On day three the party planned to cross the ice cap to climb an attractive, chisel-shaped peak on the far side, which would also give views down Shipton and Tilman’s “Bamboo Valley.” However, that night it failed to freeze, so the party spent three hours plowing through soft snow before climbing the north summit of what we named Panpatia Ridge. This is an unimpressive looking mountain of three humps. However the ridge is knife-edged, corniced, and proved time-consuming. Therefore, we reached only the lowest of the three summits, via a couloir on the east face (D).

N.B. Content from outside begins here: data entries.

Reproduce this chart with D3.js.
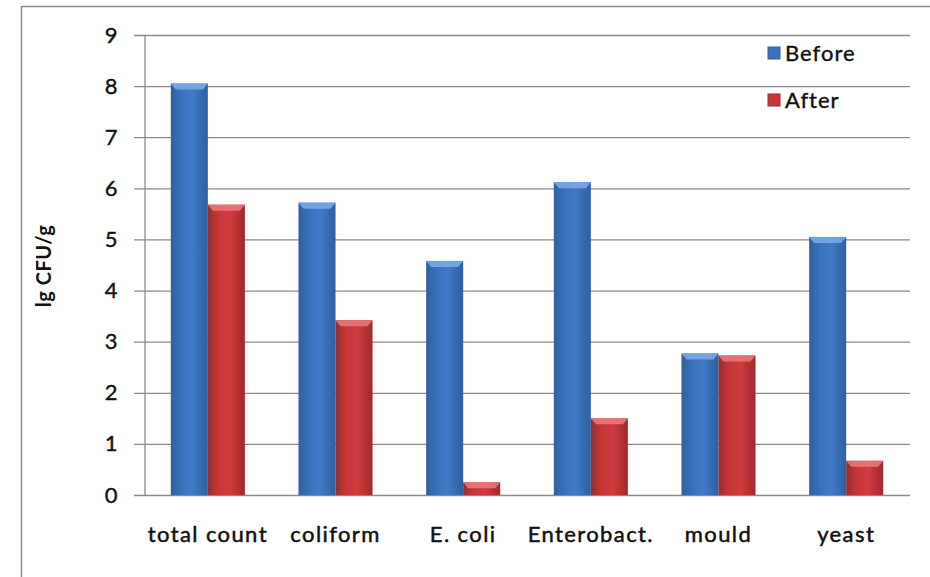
<!DOCTYPE html>
<html>
<head>
<meta charset="utf-8">
<script src="https://cdn.jsdelivr.net/npm/d3@7"></script>
<style>
  body { margin: 0; background: #fff; }
  text { font-family: Lato, "Open Sans", sans-serif; fill: #111; }
</style>
</head>
<body>
<svg id="chart" width="930" height="577"></svg>
<script>
const categories = ['total count', 'coliform', 'E. coli', 'Enterobact.', 'mould', 'yeast'];
const seriesNames = ['Before', 'After'];
const before = [8.05, 5.72, 4.58, 6.12, 2.77, 5.05];
const after = [5.68, 3.42, 0.25, 1.5, 2.73, 0.67];
const yTicks = [0, 1, 2, 3, 4, 5, 6, 7, 8, 9];

const margin = { top: 35, right: 20, bottom: 82, left: 144 };

const svg = d3.select('#chart');

// outer frame
svg.append('rect')
  .attr('x', 21.5).attr('y', 6.5)
  .attr('width', 930).attr('height', 600)
  .attr('fill', 'none')
  .attr('stroke', '#8c8c8c')
  .attr('stroke-width', 1.5);

const defs = svg.append('defs');
function barGradient(id, edge, mid, light) {
  const g = defs.append('linearGradient').attr('id', id)
    .attr('x1', '0%').attr('x2', '100%').attr('y1', '0%').attr('y2', '0%');
  g.append('stop').attr('offset', '0%').attr('stop-color', edge);
  g.append('stop').attr('offset', '30%').attr('stop-color', mid);
  g.append('stop').attr('offset', '60%').attr('stop-color', light);
  g.append('stop').attr('offset', '100%').attr('stop-color', edge);
}
barGradient('gBefore', '#2f5f9f', '#3b72be', '#4079c6');
barGradient('gAfter', '#9c2b2b', '#c73739', '#cf3c3e');

const x0 = d3.scaleBand()
  .domain(categories)
  .range([margin.left, 910])
  .paddingInner(0.42)
  .paddingOuter(0.21);

const x1 = d3.scaleBand()
  .domain(seriesNames)
  .range([0, x0.bandwidth()]);

const y = d3.scaleLinear()
  .domain([0, 9])
  .range([495, 35]);

// gridlines
svg.append('g')
  .selectAll('line')
  .data(yTicks)
  .join('line')
  .attr('x1', 134).attr('x2', 910)
  .attr('y1', d => y(d) + 0.5).attr('y2', d => y(d) + 0.5)
  .attr('stroke', '#8a8a8a')
  .attr('stroke-width', 1.3);

// y axis
const yAxis = svg.append('g')
  .attr('transform', `translate(${margin.left + 0.5},0)`)
  .call(d3.axisLeft(y).tickValues(yTicks).tickSize(0).tickPadding(27));
yAxis.select('.domain').attr('stroke', '#8a8a8a').attr('stroke-width', 1.3);
yAxis.selectAll('text')
  .style('font-size', '22px')
  .style('font-family', 'Lato, sans-serif')
  .attr('fill', '#111')
  .attr('stroke', '#111')
  .attr('stroke-width', 0.4);

// x axis labels
const xAxis = svg.append('g')
  .attr('transform', 'translate(0,495)')
  .call(d3.axisBottom(x0).tickSize(0).tickPadding(31));
xAxis.select('.domain').remove();
xAxis.selectAll('text')
  .style('font-size', '22px')
  .style('font-family', 'Lato, sans-serif')
  .style('letter-spacing', '1.4px')
  .attr('fill', '#111')
  .attr('stroke', '#111')
  .attr('stroke-width', 0.5);

// bars
const rows = categories.map((c, i) => ({ cat: c, vals: [before[i], after[i]] }));
const groups = svg.append('g')
  .selectAll('g')
  .data(rows)
  .join('g')
  .attr('transform', d => `translate(${x0(d.cat)},0)`);

groups.selectAll('g.bar')
  .data(d => d.vals.map((v, k) => ({ key: seriesNames[k], value: v })))
  .join('g')
  .attr('class', 'bar')
  .each(function (d) {
    const g = d3.select(this);
    const bx = x1(d.key);
    const bw = x1.bandwidth();
    const top = y(d.value);
    const isBefore = d.key === 'Before';
    g.append('rect')
      .attr('x', bx).attr('y', top)
      .attr('width', bw).attr('height', y(0) - top)
      .attr('fill', isBefore ? 'url(#gBefore)' : 'url(#gAfter)');
    // bevel highlight on top
    const bev = Math.min(6, (y(0) - top) / 2);
    g.append('path')
      .attr('d', `M${bx},${top} L${bx + bw},${top} L${bx + bw - 5},${top + bev} L${bx + 5},${top + bev} Z`)
      .attr('fill', isBefore ? '#7aa8e6' : '#e8787a')
      .attr('opacity', 0.9);
  });

// y axis title
svg.append('text')
  .attr('transform', 'translate(51,266) rotate(-90)')
  .attr('text-anchor', 'middle')
  .style('font-size', '20px')
  .style('font-weight', 'bold')
  .style('letter-spacing', '0.5px')
  .text('lg CFU/g');

// legend
const legend = svg.append('g')
  .selectAll('g')
  .data(seriesNames)
  .join('g')
  .attr('transform', (d, i) => `translate(768,${47 + i * 47})`);
legend.append('rect')
  .attr('width', 12).attr('height', 12)
  .attr('fill', (d, i) => i === 0 ? '#3b72be' : '#c73739')
  .attr('stroke', (d, i) => i === 0 ? '#2f5f9f' : '#9c2b2b');
legend.append('text')
  .attr('x', 17).attr('y', 6)
  .attr('dy', '0.36em')
  .style('font-size', '22px')
  .style('letter-spacing', '1px')
  .attr('stroke', '#111')
  .attr('stroke-width', 0.4)
  .text(d => d);
</script>
</body>
</html>
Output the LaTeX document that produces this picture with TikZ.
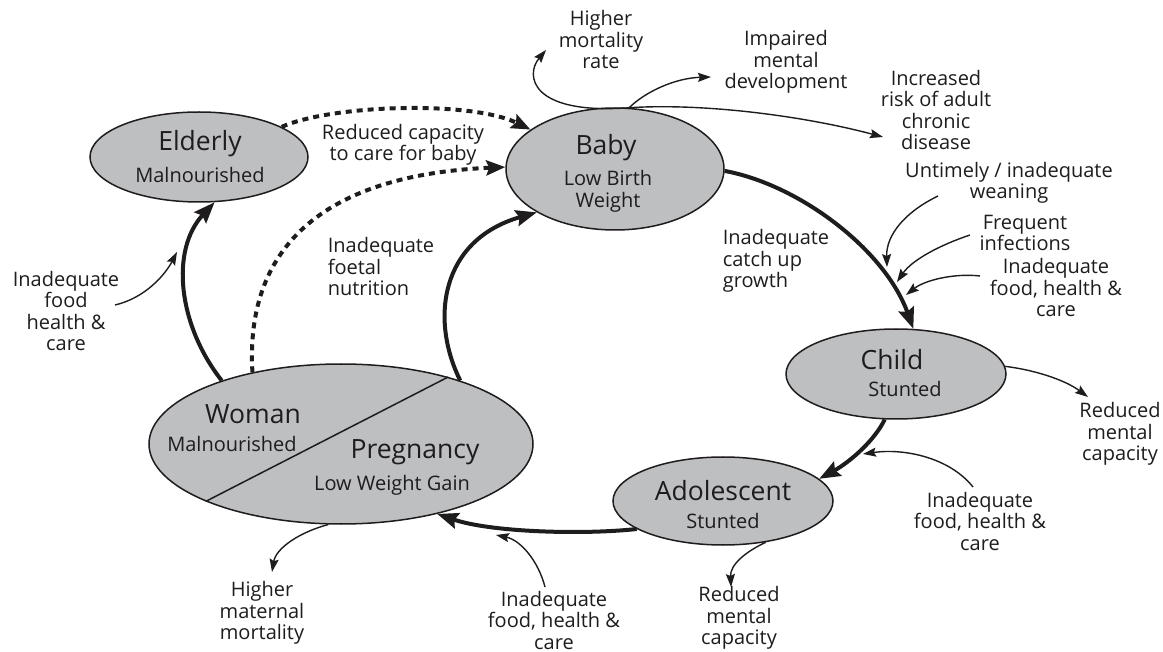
\documentclass[tikz,border=0pt]{standalone}
\usepackage{fontspec}
\setmainfont{Open Sans}
\usetikzlibrary{shapes.geometric,arrows.meta}
\definecolor{ellfill}{RGB}{190,191,193}
\definecolor{ink}{RGB}{30,28,29}
\begin{document}
\begin{tikzpicture}[x=1pt,y=-1pt,
  state/.style={ellipse, draw=ink, fill=ellfill, line width=1.5pt, inner sep=0pt},
  ttl/.style={font=\fontsize{26.5}{29}\selectfont, text=ink, inner sep=0pt},
  sub/.style={font=\fontsize{20}{22}\selectfont, text=ink, inner sep=0pt, align=center},
  lbl/.style={font=\fontsize{20}{21.5}\selectfont, text=ink, align=center, inner sep=0pt},
  lbll/.style={lbl, align=left},
  mainarrow/.style={line width=4pt, draw=ink, -{Stealth[length=21pt,width=16pt,inset=3pt]}},
  dotarrow/.style={line width=4pt, draw=ink, dash pattern=on 6pt off 5pt, -{Stealth[length=19pt,width=15pt,inset=3pt]}},
  thinarrow/.style={line width=1.4pt, draw=ink, -{Stealth[length=13pt,width=9pt,inset=2pt]}}
]
\useasboundingbox (0,0) rectangle (1163,652);

% ---- state ellipses ----
\node[state, minimum width=218pt, minimum height=90pt] (elderly) at (199,157) {};
\node[ttl] (elderlyT) at (200,144) {Elderly};
\node[sub] (elderlyS) at (200,175) {Malnourished};

\node[state, minimum width=218pt, minimum height=122pt] (baby) at (615,169) {};
\node[ttl] (babyT) at (606,148) {Baby};
\node[sub] (babyS) at (608,191) {Low Birth\\Weight};

\node[state, minimum width=220pt, minimum height=90pt] (child) at (896,374) {};
\node[ttl] (childT) at (892,360) {Child};
\node[sub] (childS) at (905,389) {Stunted};

\node[state, minimum width=220pt, minimum height=88pt] (adol) at (723,501) {};
\node[ttl] (adolT) at (723,491) {Adolescent};
\node[sub] (adolS) at (723,521) {Stunted};

\node[state, minimum width=384pt, minimum height=160pt] (woman) at (341,444) {};
\draw[line width=1.5pt, ink] (woman.203.6) -- (woman.32.05);
\node[ttl] (womanT) at (253,414) {Woman};
\node[sub] (womanS) at (232,444) {Malnourished};
\node[ttl] (pregT) at (415,452) {Pregnancy};
\node[sub] (pregS) at (392,485) {Low Weight Gain};

% ---- text labels ----
\node[lbl] (lMort) at (601,40) {Higher\\mortality\\rate};
\node[lbl] (lImp) at (786,62) {Impaired\\mental\\development};
\node[lbl] (lRisk) at (936,110) {Increased\\risk of adult\\chronic\\disease};
\node[lbl] (lWean) at (1009,183) {Untimely / inadequate\\weaning};
\node[lbl] (lInf) at (1025,233) {Frequent\\infections};
\node[lbl] (lFoodTR) at (1056,288) {Inadequate\\food, health \&\\care};
\node[lbll] (lCatch) at (776,261) {Inadequate\\catch up\\growth};
\node[lbl] (lCare) at (403,145) {Reduced capacity\\to care for baby};
\node[lbll] (lFoetal) at (381,267) {Inadequate\\foetal\\nutrition};
\node[lbl] (lFoodL) at (66,311) {Inadequate\\food\\health \&\\care};
\node[lbl] (lRedR) at (1120,434) {Reduced\\mental\\capacity};
\node[lbl] (lFoodR) at (980,521) {Inadequate\\food, health \&\\care};
\node[lbl] (lRedB) at (739,618) {Reduced\\mental\\capacity};
\node[lbl] (lFoodB) at (554,620) {Inadequate\\food, health \&\\care};
\node[lbl] (lMat) at (262,613) {Higher\\maternal\\mortality};

% ---- free ends of arrows ----
\coordinate (sFoodL) at (115,305);
\coordinate (sWean) at (938,196);
\coordinate (sInf) at (970,235);
\coordinate (sFoodTR) at (980,276);
\coordinate (sFoodR) at (973,487);
\coordinate (sFoodB) at (545,587);
\coordinate (tMort) at (546,50);
\coordinate (tImp) at (711,77);
\coordinate (tRisk) at (883,137);
\coordinate (tWean) at (887,267);
\coordinate (tInf) at (897,282);
\coordinate (tFoodTR) at (906,295);
\coordinate (tRedR) at (1088,397);
\coordinate (tFoodR) at (863,454);
\coordinate (tRedB) at (731,587);
\coordinate (tFoodB) at (496,535);
\coordinate (tMat) at (272,572);
\coordinate (tFoodL) at (177,252);

% ---- main cycle ----
\draw[mainarrow] (woman.152.9) .. controls (178,325) and (170,250) .. (elderly.-71.6);
\draw[mainarrow] (woman.28.5) .. controls (430,320) and (440,240) .. (baby.209.7);
\draw[mainarrow] (baby.-1.6) .. controls (800,185) and (885,250) .. (child.69.7);
\draw[mainarrow] (child.256.3) .. controls (875,440) and (850,462) .. (adol.13);
\draw[mainarrow] (adol.198.4) .. controls (580,535) and (490,532) .. (woman.-36.9);

% ---- dotted ----
\draw[dotarrow] (elderly.20.3) .. controls (330,105) and (470,100) .. (baby.155.5);
\draw[dotarrow] (woman.141) .. controls (245,250) and (320,175) .. (baby.179.4);

% ---- thin arrows ----
\draw[thinarrow] (baby.77.1) .. controls (530,115) and (525,75) .. (tMort);
\draw[thinarrow] (baby.77.1) .. controls (645,92) and (675,78) .. (tImp);
\draw[thinarrow] (baby.77.1) .. controls (700,103) and (800,115) .. (tRisk);
\draw[thinarrow] (sWean) .. controls (905,212) and (886,235) .. (tWean);
\draw[thinarrow] (sInf) .. controls (940,245) and (912,260) .. (tInf);
\draw[thinarrow] (sFoodTR) .. controls (955,273) and (925,280) .. (tFoodTR);
\draw[thinarrow] (child.4.7) .. controls (1035,370) and (1065,380) .. (tRedR);
\draw[thinarrow] (sFoodR) .. controls (950,458) and (905,448) .. (tFoodR);
\draw[thinarrow] (adol.-44.4) .. controls (745,552) and (730,565) .. (tRedB);
\draw[thinarrow] (sFoodB) .. controls (538,560) and (520,540) .. (tFoodB);
\draw[thinarrow] (woman.-99.1) .. controls (300,532) and (276,548) .. (tMat);
\draw[thinarrow] (sFoodL) .. controls (145,298) and (165,275) .. (tFoodL);
\end{tikzpicture}
\end{document}
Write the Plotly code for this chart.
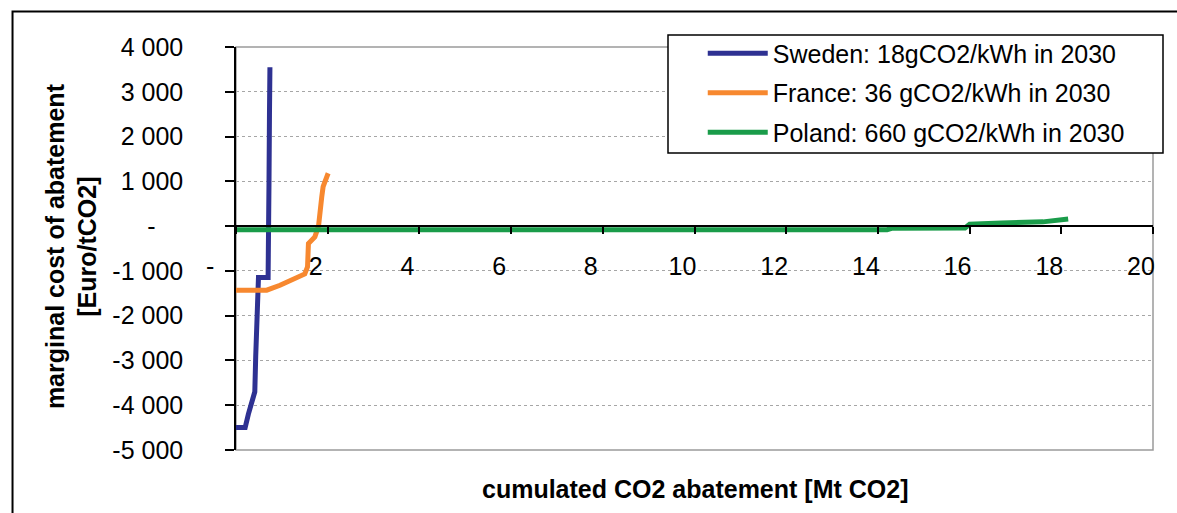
import plotly.graph_objects as go

# Marginal abatement cost curves, 2030 power sector scenarios
sweden_x = [0.00, 0.20, 0.27, 0.37, 0.41, 0.43, 0.46, 0.49, 0.70, 0.70, 0.70, 0.72, 0.73, 0.74]
sweden_y = [-4500, -4500, -4200, -3900, -3700, -2900, -1950, -1150, -1150, 0, 900, 1000, 2500, 3550]

france_x = [0.00, 0.67, 0.96, 1.32, 1.50, 1.56, 1.58, 1.72, 1.80, 1.87, 1.90, 1.98, 2.01]
france_y = [-1430, -1430, -1320, -1145, -1070, -910, -390, -240, 0, 650, 880, 1100, 1180]

poland_x = [0.00, 14.20, 14.30, 15.90, 16.00, 16.60, 16.70, 17.60, 17.75, 17.95, 18.15]
poland_y = [-80, -80, -50, -40, 40, 50, 70, 95, 110, 150, 160]

series_names = [
    "Sweden: 18gCO2/kWh in 2030",
    "France: 36 gCO2/kWh in 2030",
    "Poland: 660 gCO2/kWh in 2030",
]
series_colors = ["#2E3192", "#F7882F", "#1A9C4A"]

x_ticks = [0, 2, 4, 6, 8, 10, 12, 14, 16, 18, 20]
x_ticklabels = ["-\u00a0\u00a0\u00a0\u00a0", "2", "4", "6", "8", "10", "12", "14", "16", "18", "20"]
y_ticks = [-5000, -4000, -3000, -2000, -1000, 0, 1000, 2000, 3000, 4000]
y_ticklabels = ["-5 000", "-4 000", "-3 000", "-2 000", "-1 000", "-\u00a0\u00a0\u00a0\u00a0",
                "1 000", "2 000", "3 000", "4 000"]

FONT = "Liberation Sans, Arial, sans-serif"
FS = 25

fig = go.Figure()
for i, (xs, ys) in enumerate([(sweden_x, sweden_y), (france_x, france_y), (poland_x, poland_y)]):
    fig.add_trace(go.Scatter(
        x=xs, y=ys, mode="lines", name=series_names[i],
        line=dict(color=series_colors[i], width=5),
        legendgroup=f"g{i}",
    ))

fig.update_layout(
    width=1177, height=513,
    margin=dict(l=236, r=24, t=47, b=63),
    paper_bgcolor="white", plot_bgcolor="white",
    font=dict(family=FONT, size=FS, color="black"),
    showlegend=True,
    legend=dict(
        x=0.509, y=1.041, xanchor="left", yanchor="top",
        bgcolor="rgba(0,0,0,0)", borderwidth=0,
        font=dict(family=FONT, size=FS, color="black"),
        tracegroupgap=4, itemwidth=60,
    ),
    xaxis=dict(
        range=[0, 20], tickvals=x_ticks, ticktext=x_ticklabels,
        anchor="free", position=5000 / 9000,
        showline=True, linecolor="black", linewidth=1.5,
        ticks="outside", ticklen=7, tickcolor="black", tickwidth=1.5,
        showgrid=False, zeroline=False,
        ticklabelshift=-12, ticklabelstandoff=11,
        tickfont=dict(family=FONT, size=FS),
    ),
    yaxis=dict(
        range=[-5000, 4000], tickvals=y_ticks, ticktext=y_ticklabels,
        showline=True, linecolor="black", linewidth=1.5,
        ticks="outside", ticklen=9, tickcolor="black", tickwidth=1.5,
        showgrid=True, gridcolor="#A6A6A6", gridwidth=1, griddash="dot",
        zeroline=False,
        ticklabelstandoff=37,
        tickfont=dict(family=FONT, size=FS),
    ),
    shapes=[
        # plot area frame
        dict(type="rect", xref="x domain", yref="y domain", x0=0, x1=1, y0=0, y1=1,
             line=dict(color="#9A9A9A", width=1.5), layer="below"),
        # legend box
        dict(type="rect", xref="paper", yref="paper",
             x0=(668 - 236) / 917, x1=(1163 - 236) / 917,
             y0=(450 - 153) / 403, y1=(450 - 35) / 403,
             line=dict(color="black", width=1.5), fillcolor="white", layer="above"),
        # outer chart frame
        dict(type="rect", xref="paper", yref="paper", x0=-0.2437, x1=1.05, y0=-0.25, y1=1.0881,
             line=dict(color="black", width=2)),
    ],
    annotations=[
        dict(text="<b>marginal cost of abatement<br>[Euro/tCO2]</b>", xref="paper", yref="paper",
             x=-0.1799, y=0.506, xanchor="center", yanchor="middle", textangle=-90,
             showarrow=False, font=dict(family=FONT, size=FS)),
        dict(text="<b>cumulated CO2 abatement [Mt CO2]</b>", xref="paper", yref="paper",
             x=0.5, y=-0.0968, xanchor="center", yanchor="middle",
             showarrow=False, font=dict(family=FONT, size=FS)),
    ],
)

fig.write_html("out.html")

The next morning only two of our team, plus a Sherpa and a guide, were keen to tackle the rock tower (dubbed Thendup Tower) between Shanti and unnamed Pt. 5,841m. Approaching from the south they climbed a rocky gully to reach an obvious snowy couloir leading to a notch between the two summits. Exposed mixed climbing along a short ridge, again about D, led to the higher summit. They descended by rappel to the glacier. Three days later we were back at the road.